Wednesday, July 29, 2009

Kay Bailey veering all over the road

Mostly she's got two wheels in the right-hand bar ditch. Yesterday:

Texas Sen. Kay Bailey Hutchison announced Tuesday that she would oppose confirmation for Supreme Court nominee Sonia Sotomayor after the Senate Judiciary Committee voted to send the jurist's nomination to the full Senate for confirmation next week.

Going after the freak base already committed to Governor MoFo. That'll sure pick up the moderates and crossovers. And today ...

U.S. Sen. Kay Bailey Hutchison said today that she will resign her Senate seat in October or November to challenge the re-election of Gov. Rick Perry in next year's Republican primary. ...

“Well I'm going to announce in August. Formal announcement: I am in. Then the actual leaving of the Senate will be sometime – October, November – that, in that time frame,” she said. ... “I had hoped that he wouldn't (run for re-election again.) You know, no one expected him to run again. And I thought, you know I stepped back last time, Mark. I tried to give him a, really a free ride with no primary because I thought it was right for Texas. But, for him to try to stay on for 15 years is too long,” Hutchison said.
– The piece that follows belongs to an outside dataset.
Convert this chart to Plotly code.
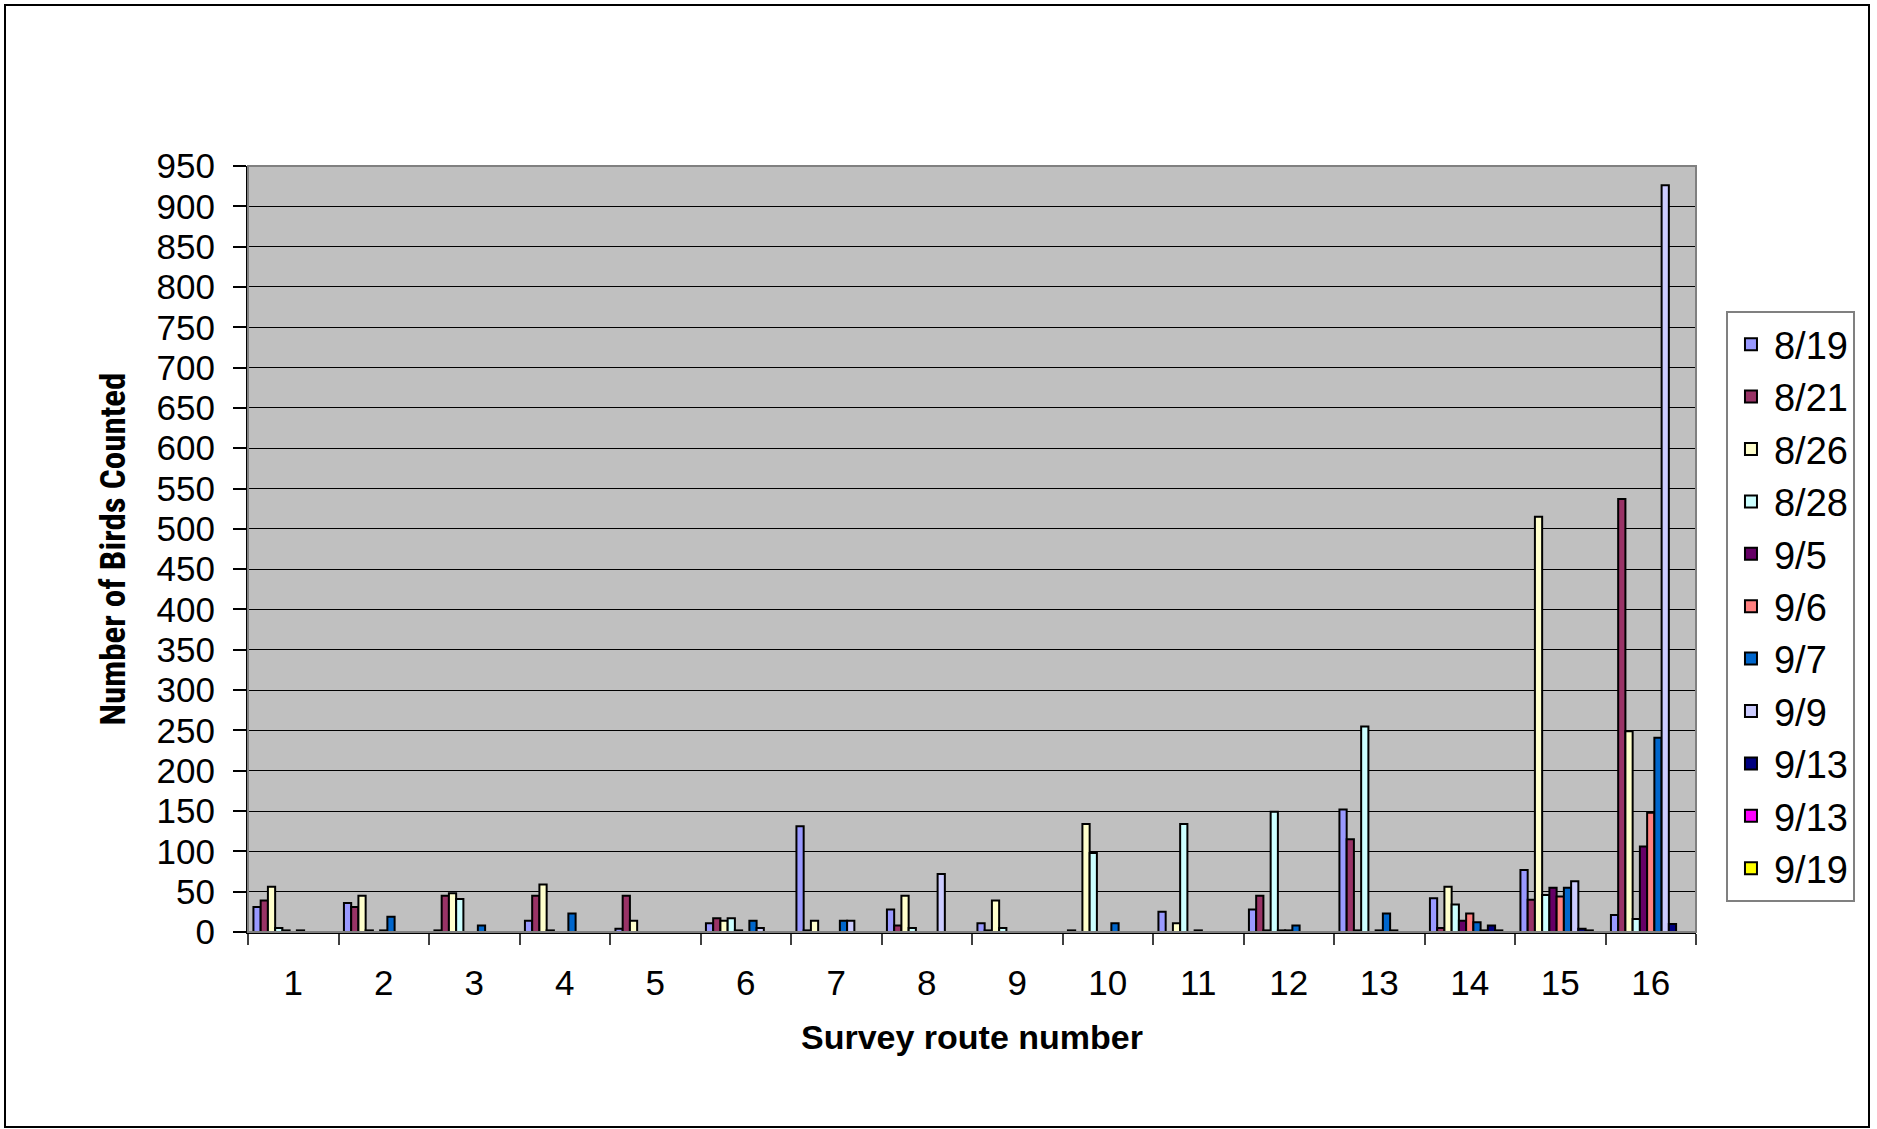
import plotly.graph_objects as go

routes = [str(i) for i in range(1, 17)]
dates = ["8/19", "8/21", "8/26", "8/28", "9/5", "9/6", "9/7", "9/9", "9/13", "9/13", "9/19"]
colors = ["#9999FF", "#993366", "#FFFFCC", "#CCFFFF", "#660066", "#FF8080",
          "#0066CC", "#CCCCFF", "#000080", "#FF00FF", "#FFFF00"]

# counts per date (series) across routes 1..16
s_0819 = [31, 36, 2, 14, 4, 11, 131, 28, 11, 2, 25, 28, 152, 42, 77, 21]
s_0821 = [39, 31, 45, 45, 45, 17, 2, 8, 2, 0, 0, 45, 115, 5, 40, 537]
s_0826 = [56, 45, 48, 59, 14, 14, 14, 45, 39, 134, 11, 2, 2, 56, 515, 249]
s_0828 = [5, 2, 41, 2, 0, 17, 0, 5, 5, 98, 134, 149, 255, 34, 46, 16]
s_0905 = [2, 0, 0, 0, 0, 2, 0, 0, 0, 0, 0, 2, 0, 14, 55, 106]
s_0906 = [0, 2, 0, 0, 0, 0, 0, 0, 0, 0, 2, 2, 2, 23, 44, 148]
s_0907 = [2, 19, 8, 23, 0, 14, 14, 0, 0, 11, 0, 8, 23, 12, 55, 241]
s_0909 = [0, 0, 0, 0, 0, 5, 14, 72, 0, 0, 0, 0, 2, 2, 63, 926]
s_0913a = [0, 0, 0, 0, 0, 0, 0, 0, 0, 0, 0, 0, 0, 8, 4, 10]
s_0913b = [0, 0, 0, 0, 0, 0, 0, 0, 0, 0, 0, 0, 0, 2, 2, 0]
s_0919 = [0, 0, 0, 0, 0, 0, 0, 0, 0, 0, 0, 0, 0, 0, 0, 0]

series = [s_0819, s_0821, s_0826, s_0828, s_0905, s_0906, s_0907, s_0909,
          s_0913a, s_0913b, s_0919]

yticks = list(range(0, 951, 50))

FONT = "Liberation Sans, Arial, sans-serif"
NARROW = "Liberation Sans Narrow, Arial Narrow, Roboto Condensed, sans-serif"

fig = go.Figure()
for i, (name, vals, col) in enumerate(zip(dates, series, colors)):
    fig.add_trace(go.Bar(
        x=routes, y=vals, name=name, legendgroup=f"g{i}",
        marker=dict(color=col, line=dict(color="black", width=2)),
    ))

fig.update_layout(
    width=1877, height=1129,
    margin=dict(l=248, r=181, t=166, b=197),
    paper_bgcolor="white",
    plot_bgcolor="#C0C0C0",
    barmode="group",
    bargap=0.12,
    bargroupgap=0,
    font=dict(family=FONT, size=34, color="black"),
    showlegend=True,
    legend=dict(
        x=1.0207, xanchor="left", y=0.8107, yanchor="top",
        bordercolor="#808080", borderwidth=2, bgcolor="white",
        font=dict(family=FONT, size=38),
        tracegroupgap=0,
        itemwidth=36,
    ),
    xaxis=dict(
        type="category",
        tickson="boundaries",
        ticks="outside", ticklen=11, tickwidth=1.5, tickcolor="#404040",
        showline=True, linecolor="black", linewidth=2,
        showgrid=False,
        tickfont=dict(family=FONT, size=35),
        ticklabelstandoff=19,
        title=dict(text="<b>Survey route number</b>",
                   font=dict(family=FONT, size=34), standoff=24),
    ),
    yaxis=dict(
        range=[0, 950],
        tickvals=yticks,
        ticks="outside", ticklen=13, tickwidth=1.5, tickcolor="black",
        showline=True, linecolor="black", linewidth=2,
        showgrid=True, gridcolor="black", gridwidth=1,
        zeroline=False,
        tickfont=dict(family=FONT, size=35),
        ticklabelstandoff=11,
        title=dict(text="<b>Number of Birds Counted</b>",
                   font=dict(family=NARROW, size=35),
                   standoff=20),
    ),
)

# plot-area frame and outer chart border
fig.add_shape(type="rect", xref="paper", yref="paper", x0=0, y0=0, x1=1, y1=1,
              line=dict(color="#808080", width=2), layer="above")
fig.add_shape(type="rect", xref="paper", yref="paper",
              x0=(5 - 248) / 1448, x1=(1869 - 248) / 1448,
              y0=-(1127 - 932) / 766, y1=(932 - 5) / 766,
              line=dict(color="black", width=2), layer="below")

fig.write_html("out.html", config={"displayModeBar": False},
               post_script="document.body.style.margin='0';")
But she actually backpedaled from this, "clarifying " her comments like so:


"I was trying to say that I stepped back once before," Hutchison said, referring to two occasions on which Hutchison has eyed and then backed away from challenging Perry. Hutchison said that "nobody expected [Perry] to run for 15 years, and I think there's a chance that he wouldn't run because he would see how divisive it is and that he's trying to stay too long and that he can really help in many ways if he doesn't run, in which case I could then be able to stay in the Senate all the way to the end."

Hutchison said her preference would be "to stay all the way through the election but for it being very difficult with the governor continuing to run."

"I was really trying to say to him he could step back here, and he's really trying to hang on too long and maybe he'll rethink," she said.


So the senator wanted to send the governor a message, and she took out her frilly scented stationery and wrote it out in long hand. Team Goodhair's response?


“The senator is clearly putting her own political ambitions above the needs of the people of Texas,” Miner said. “We would want to be sure to name someone in that position who wants to be there and wants to do the job they were elected to do.”


And ...


“I got some very important decisions ot make on a daily basis," Perry said. "Trying to follow a moving target of there’s going to be a senate opening, there’s not one. Why waste one bit of my energy? We’ve got work to do in this state. I’m going to stay focused on leading this state.” ...

"For us not to have someone in the United States Senate looking after Texas interests, I think, is irresponsible," Perry said. "Maybe the Senator should think about that rather than the other things she’s thinking about."

When told by a reporter that Hutchison had remarked that 15 years in the governor’s mansion is too long for one person, Perry said, “I guess 15 years in the United States Senate is not too long.”


You're still losing ground, Kay.

Update: Rick Perry's crew reads this blog.